Bell Gredler dalam Alhadza (2003:5) menjelaskan bahwa seseorang akan melakukan tingkah laku baru dengan model yang menarik perhatian untuk ditiru, sedangkan menurut Koswara (1989:3) tingkah laku adalah hasil kekuatan yang ada dalam diri individu dan kekuatan yang berasal dari lingkungan psikologis.
Pengertian lingkungan psikologi adalah seluruh fakta psikologis yang diketahui atau disadari oleh individu. Fakta psikologis tersebut membentuk keseluruhan dari pengetahuan individu dan merupakan kekuatan yang mempengaruhi tingkah laku. Pembentukan perilaku manusia terhadap lingkungan berhubungan dengan sikap dan nilai yang bersumber dari pengetahuan, perasaan, dan kecenderungan bertindak. Dari itu tindakan manusia terhadap lingkungan dilakukan berdasarkan keputusan yang berasal dari informasi lingkungan dan dari latar belakang pengalaman serta sikap terhadap lingkungan. Pengelolaan sumberdaya alam pada hakikatnya adalah pertimbangan-pertimbangan positif yang dilakukan dalam rangka terbinanya keserasian antara penduduk dan lingkungan (prawiroatmojo et al, 1988:11)

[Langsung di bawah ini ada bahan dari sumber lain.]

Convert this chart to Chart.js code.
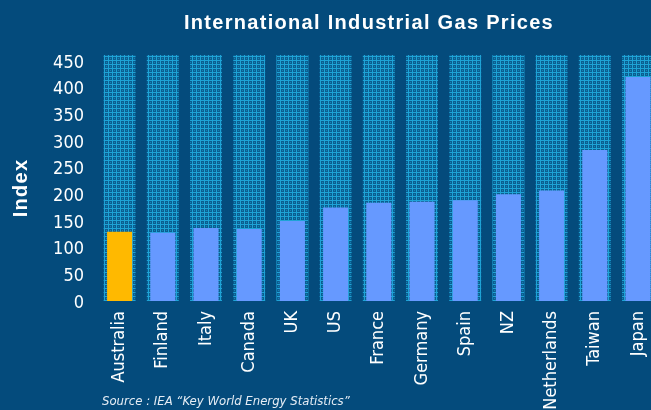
<!DOCTYPE html>
<html>
<head>
<meta charset="utf-8">
<script src="https://cdn.jsdelivr.net/npm/chart.js@4/dist/chart.umd.min.js"></script>
<style>
html,body{margin:0;padding:0;background:#044b7c;overflow:hidden;width:651px;height:410px;}
#wrap{position:absolute;left:0;top:0;width:670px;height:410px;}
</style>
</head>
<body>
<div id="wrap"><canvas id="c" width="670" height="410"></canvas></div>
<script>
const categories = ["Australia","Finland","Italy","Canada","UK","US","France","Germany","Spain","NZ","Netherlands","Taiwan","Japan"];
const prices = [130, 128, 137, 135, 150, 175, 184, 186, 189, 200, 207, 283, 420];
const backdrop = [461, 461, 461, 461, 461, 461, 461, 461, 461, 461, 461, 461, 461];
const yTicks = [0, 50, 100, 150, 200, 250, 300, 350, 400, 450];
const titleText = "International Industrial Gas Prices";
const yTitle = "Index";
const sourceText = "Source : IEA \u201CKey World Energy Statistics\u201D";

// pattern fill for background columns
const pc = document.createElement('canvas');
pc.width = 4; pc.height = 4;
const px = pc.getContext('2d');
px.fillStyle = '#0b5e90'; px.fillRect(0,0,4,4);
px.fillStyle = '#1ea3d6'; px.fillRect(0,0,4,1); px.fillRect(0,0,1,4);
px.fillStyle = '#1483b6'; px.fillRect(2,2,1,1);
const ctx0 = document.getElementById('c').getContext('2d');
const pattern = ctx0.createPattern(pc, 'repeat');

const barColors = categories.map((c,i) => i === 0 ? '#ffb900' : '#6699ff');
const tickFont = "'DejaVu Sans Condensed','DejaVu Sans',sans-serif";

const textPlugin = {
  id: 'texts',
  afterDraw(chart) {
    const c = chart.ctx;
    c.save();
    c.fillStyle = '#ffffff';
    c.textAlign = 'center';
    c.textBaseline = 'middle';
    c.font = "bold 20px 'Liberation Sans', Arial, sans-serif";
    try { c.letterSpacing = '1.3px'; } catch(e) {}
    c.fillText(titleText, 369, 23);
    c.save();
    c.translate(21, 188);
    c.rotate(-Math.PI/2);
    c.fillText(yTitle, 0, 0);
    c.restore();
    try { c.letterSpacing = '0px'; } catch(e) {}
    c.textAlign = 'left';
    c.fillStyle = '#e6edf5';
    c.font = "italic 13px 'DejaVu Sans Condensed','DejaVu Sans',sans-serif";
    c.fillText(sourceText, 102, 402);
    c.restore();
  }
};

new Chart(ctx0, {
  type: 'bar',
  data: {
    labels: categories,
    datasets: [
      { data: prices, backgroundColor: barColors, borderWidth: 0, barPercentage: 0.58, categoryPercentage: 1, grouped: false, order: 0 },
      { data: backdrop, backgroundColor: pattern, borderWidth: 0, barPercentage: 0.74, categoryPercentage: 1, grouped: false, order: 1 }
    ]
  },
  options: {
    responsive: false,
    animation: false,
    layout: { padding: { top: 55, left: 0, right: 10, bottom: 0 } },
    plugins: { legend: { display: false }, tooltip: { enabled: false }, title: { display: false } },
    scales: {
      x: {
        grid: { display: false, drawTicks: false },
        border: { display: false },
        ticks: { color: '#ffffff', font: { family: tickFont, size: 18 }, minRotation: 90, maxRotation: 90, padding: 10, autoSkip: false },
        afterFit(s) { s.height = 109; }
      },
      y: {
        min: 0, max: 461,
        grid: { display: false, drawTicks: false },
        border: { display: false },
        afterBuildTicks(s) { s.ticks = yTicks.map(v => ({ value: v })); },
        ticks: { color: '#ffffff', font: { family: tickFont, size: 18 }, padding: 14, labelOffset: 2, includeBounds: false },
        afterFit(s) { s.width = 98; }
      }
    }
  },
  plugins: [textPlugin]
});
</script>
</body>
</html>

Dari uraian di atas (Bell, 1978 dan Koswara, 1989) dapat disarikan bahwa ada beberapa tahapan bagaimana seseorang akan semakin baik berperilaku. Pertama tahap pengenalan. Pada tahap ini individu menerima informasi yang berkaitan dengan gagasan baru. Kedua, tahap pendekatan. Pada tahap ini dapat dipergunakan oleh pemberi gagasan untuk meningkatkan motivasi agar bersedia menerima gagasan yang dimaksud. Ketiga, pengambilan keputusan, dimana individu memerlukan dukungan dari lingkungan atas keputusan yang diambilnya. Bila lingkungan memberikan dukungan, maka gagasan baru yang telah diadopsi tersebut tetap dipertahankan. Sebaliknya bila tidak terdapat dukungan dari lingkungan, maka biasanya gagasan yang diadopsi tersebut tidak jadi dipertahankan dan individu yang bersangkutan akan kembali lagi keperilaku semula.
Jadi perilaku adalah aktifitas manusia yang berupa penalaran, penghayatan dan pengalaman dalam merespon lingkungannya. Dengan demikian jika gagasan baru yang diperkenalkan kepada individu atau kelompok masyarakat bersifat menguntungkan, cocok dengan nilai dan norma yang ada, mudah untuk dipelajari maupun dipergunakan, serta mudah dikomunikasikan maka dapat diprediksi bahwa gagasan tersebut akan diterima.
Untuk mencari jalan pemecahan teoritis terhadap permasalahan perilaku masyarakat yang diajukan dalam penelitian ini didekati dengan teori lapangan (field theory) dari Kurt Lewin. Teori lapangan menitikberatkan bahwa perilaku manusia adalah interaksi antara individu dengan lingkungannya (Ma’ruf, 1991 dan affeltranger, 2001) adapun konsep dasar teori tingkah laku tersebut adalah sebagai berikut
B = f (P,E)
Keterangan
B = tingkah laku (behavior)
F = fungsi
P = individu (person) dan E = lingkungan (environmental)
Manusia adalah bagian dari alam, tetapi dalam konsep lingkungan binaan manusia dengan kemampuannya dapat menguasai dan mengubah alam dan menciptakan sarana dan prasarana yang mendukung kehidupan manusia itu sendiri. Dalam konsep lingkungan hidup sosial, manusia berada dalam hubungan dengan manusia lain sebagai sesama anggota masyarakat.
Hubungan manusia dengan alam sangat erat, kualitas lingkungan akan ditentukan oleh perilaku manusia dan sebaliknya perilaku manusia juga akan dipengaruhi oleh lingkungannya (Darsono, 1995)
Perkembangan manusia menurut Kline (1997) dalam Bianpoen (2002) memerlukan 6 faktor yaitu:
1. Lingkungan yang serasi
2. Jaringan sosial dalam masyarakat
3. Kecukupan ekonomis
4. Lingkungan buatan (human settlement) yang aman
5. Keadilan sosial
6. Keberlanjutan ekologis
Gambar 2. Faktor Penentu Perkembangan Manusia
Pengembangan kualitas hidup manusia meliputi kualitas fisik dan non-fisik. Dahlan & effendi (1992) dalam KMNLH (1997), membagi pengembangan kualitas hidup manusia non-fisik menjadi 6 aspek yaitu:
1. Kualitas kepribadian (kecerdasan, kemandirian, kreatifitas, ketahanan mental)
2. Kualitas masyarakat (kesetiakawanan sosial dan keterbukaan)
3. Kualitas berbangsa (kesadaran berbangsa)
4. Kualitas spiritual (religious dan moralitas)
5. Wawasan lingkungan
6. Kualitas kekaryaan (perwujudan aspirasn dan pengembangan potensi diri)
Melalui lingkungan sosial, manusia melakukan interaksi dalam bentuk pengelolaan keutuhan hubungan masyarakat dengan alam dan binaanya melalui pengembangan perangkat nilai, norma, ideology dan perangkat sosial serta budaya lainnya. Dari kegiatan tersebut masyarakat dapat menentukan arah pembangunan lingkungan yang selaras dan sesuai dengan daya dukung lingkungan alam dan lingkungan binaan.